Faaez Samadi
Aug 3, 2017

VMware CMO: Embrace AI, don’t fear it

It’s laughable for marketers to worry about artificial intelligence, as it will make people’s jobs easier and more fulfilling, according to marketer Robin Matlock.

Robin Matlock
Robin Matlock

Marketers should be welcoming advancements in artificial intelligence, not fearing them, according to VMware CMO Robin Matlock, because the better it gets, the better people will be at their jobs.

Speaking as CMO of a technology company that more or less invented compute virtualisation, is making big moves into cloud, and has a market capitalisation of US$38 billion, it may not seem surprising that Matlock is trumpeting technological advancement.

But, speaking to Campaign Asia-Pacific in Singapore, she is excited for the whole marketing industry, which is “the tip of the spearhead” for digital transformation across business. As such, it must be ready to embrace what is likely to be one of the biggest transformations to date across all industries.

“What machine learning and AI do for us is give us more opportunities to automate and refine the calibre and quality of our work,” she says. “We’re already doing it; it’s just a little more manually intensive than it’ll have to be to drive scale. We’re just scratching the surface of the intelligence we can put together from disparate bits of data. But we have a long way to go.”

As such, Matlock says she “laughs at that kind of attitude” when she hears the doomsayers who predict the end of the human marketing function once AI takes a greater role.

“You’ve got to evolve with your capabilities, and there’s always a higher place to put your energy and effort,” she explains. “If you can automate low-level tasks, then you can drive something else more strategic, like figuring out how to get into markets sooner or faster.

“There are a thousand places to put human capital. I’ve got 25 projects on the go, if I can take two off my list, I’ve still got 23 to do. There’s just no shortage of opportunity, so don’t be afraid of this stuff.”

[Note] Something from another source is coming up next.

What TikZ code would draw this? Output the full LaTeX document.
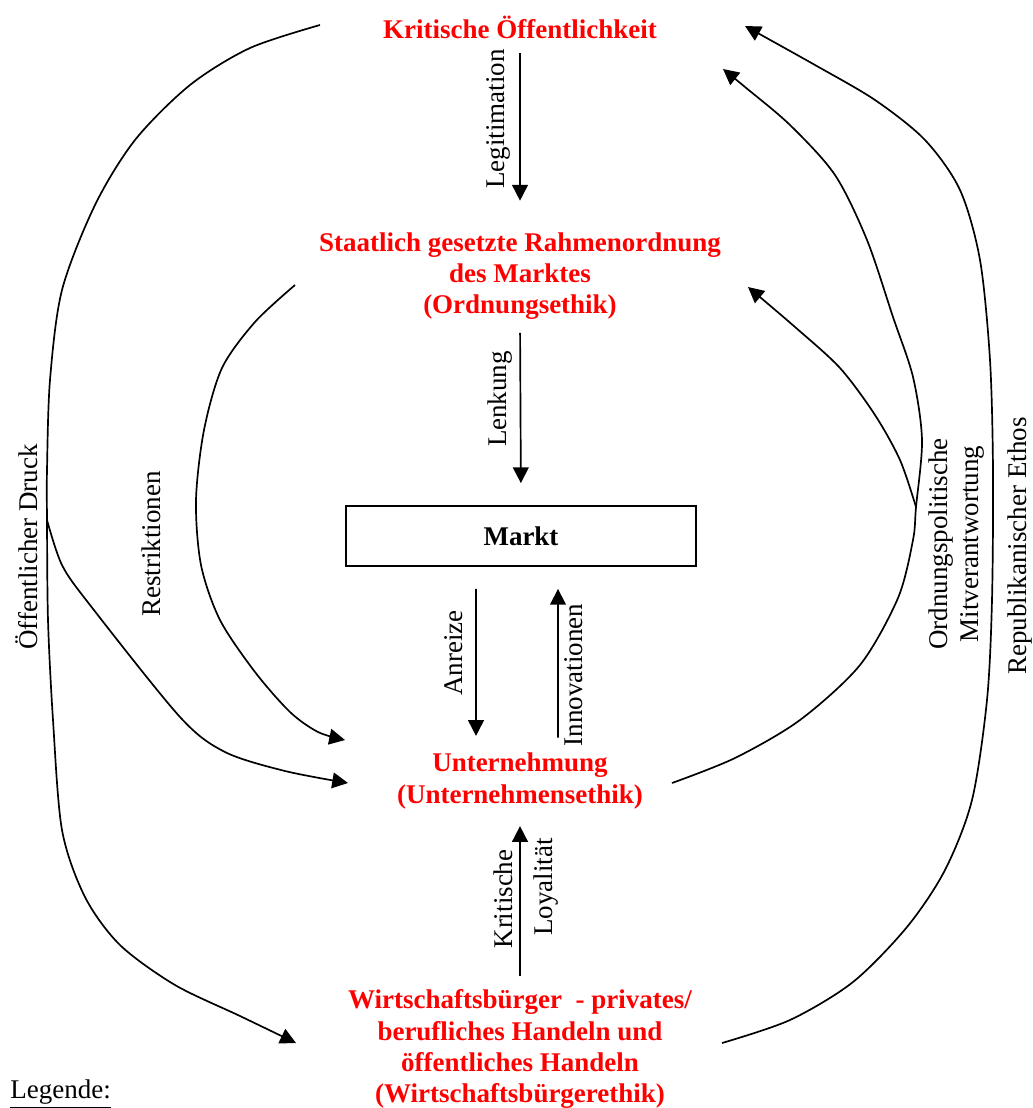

As a marketer, being the last person resistant to change is the worst position to be in, Matlock says, given the speed at which new technology is reshaping the industry.

For VMware and other B2B brands, the picture regarding AI is even more complex, Matlock says, because of the nature of the sales process.

“B2C is a much simpler sales process; a one-to-one engagement, [with a] short decision-making process,” she says. “Our world has highly complex decision-making, with potentially 20 stakeholders and 18 months of sales cycle.”

For Matlock, the current benefit from AI and machine learning is automation and intelligence.

“Right now, big data and our analytics are enabling us to be more targeted and personal, which matters,” she explains. “The more we can become intelligent about who’s engaging with us and what they care about, the more we can serve relevant content.”

Embracing change is only too well known to Matlock and VMware, as the brand has sought to evolve after its core strength also became something of a weakness.

“We were wildly successful based on fundamentally one core product. The world knew us as the industry leader in compute virtualisation,” she says. “But like any brand, when you’re entering new markets and you are so well known for one thing, it’s very hard to open up people’s minds to the full spectrum of what you do.

“As CMO, that’s my number one charter. It’s a challenge and an opportunity.”

With this new proposition in mind, and following extensive consultation with stakeholders over their IT business needs, Matlock and her team, together with agency support, created VMware’s ‘Realise what’s possible’ campaign, designed to educate customers new and old about the breadth of the company’s capabilities.

The journey is ongoing, but Matlock is very pleased with the feedback so far, as new opportunities arise for VMware in the cloud, networking and storage sectors, on top of their core compute virtualisation offering.

“We’re making great strides. If you were to benchmark brand awareness for us five years ago, you’d see tremendous progress,” she says. “But it needs to be one brand, one voice.

“It’s not just advertising, it’s all your communications strategy – how you empower your field to have conversations with customers, and what kind of content you build.”